Memory Sizing Rules of Thumb (for 4.1, 4.2, 4.3, 4.4 only)
Most of the "rules of thumb" we apply for sizing our Incorta environment depend on the amount of compressed data we expect in-memory, which we call "x" below. For now, the easiest way to calculate x is to use the number showing in the Incorta Schema page (or the sum for all Tenants/Schemas). The list below enumerates the main rules we apply when sizing our Incorta hardware.
- The amount of memory (i.e. RAM) required by the loader service should be roughly 2x the size of the compressed data in Incorta memory as reported by the Schema page in the platform. (For v4.3 and v4.4), this recommendation is actually 10% larger, or 2.2x). For example, if we have 100GB of data reported by the Incorta Schema page, we would want the loader service to have access to 200GB of RAM.

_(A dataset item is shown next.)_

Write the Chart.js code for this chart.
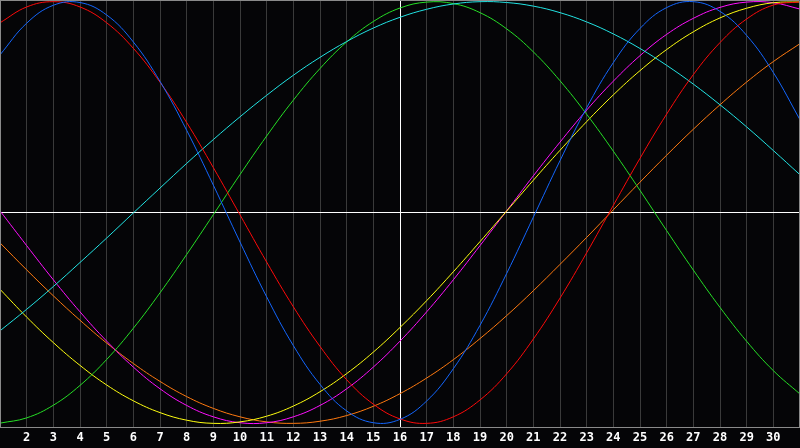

- The amount of RAM for the analytics service is a bit trickier as the analytics service only loads the columns required to render the dashboards or service the queries through the SQL interface. Thus, if we have 5000 columns across all of the tables in our schemas, yet our dashboards only employ 500 of the columns for display, filters, calculations, etc., then we would only require 10% of the memory required by the loader service. We are typically conservative here, however, as dashboards and query profiles can change over time. For that reason, we typically suggest that the analytics service should have about 1x the memory of the size of the compressed data (or 50% of the memory available to it as compared to the loader service).
- The amount of disk required for the shared storage layer should be at least 10x the size.
- The number of cores for the loader service is a function of how many tables and schemas load in parallel and we typically recommend at least 16 cores for the server.
- The number of cores for the analytics service is a function of peak end-user concurrency and average number of insights per dashboard and we typically recommend at least 16 cores for the server.
- For both the analytics service and the loader service, through the CMC, set the on-heap memory to 25% of the memory allocated to the service and set the off-heap memory to 75% of the memory allocated to the service.
- Leave about 10GB of RAM for the server operating system when configuring your hardware or VMs.
On-heap vs Off-heap
Incorta v4 supports both on-heap and off-heap memory management for both the analytics and the loader service. On-heap memory refers to memory managed inside the java process itself, or the java "heap" space. Off-heap memory refers to memory managed outside the java process. As java processes, the analytics service and loader service both have settings in the CMC that control the on-heap usage vs. the off-heap usage. Please see the screenshot below from the CMC.
As a rule of thumb, it is a good practice to keep about 70-75% of the memory offered to Incorta off-heap. This keeps the amount of memory in the java process for the loader and analytics services (aka. the on-heap memory) smaller which makes java maintenance activities like garbage collection less intrusive.
If we revisit the concept of "x" again from the "Rules of Thumb" section above, we are ultimately interested in the amount of compressed data we expect in the Incorta storage layer (aka. "x"). Based on the rules of thumb above, we will plan for 2x memory for the loader service (2.2x for v4.3) and 1x memory for the analytics service. The "Memory Size" setting controls the on-heap memory size and this should be 20-25% of the 2x or 1x memory size, for the loader and analytics service respectively. The off-heap component should be set to 70-75% of the 2x or 1x memory size, for the loader and analytics service respectively.
Keep in mind these settings only control the amount of memory allocated to the Incorta services. For example, you may have a 1TB RAM server and only choose to allocate 200GB to the loader service and 100GB to the analytics service.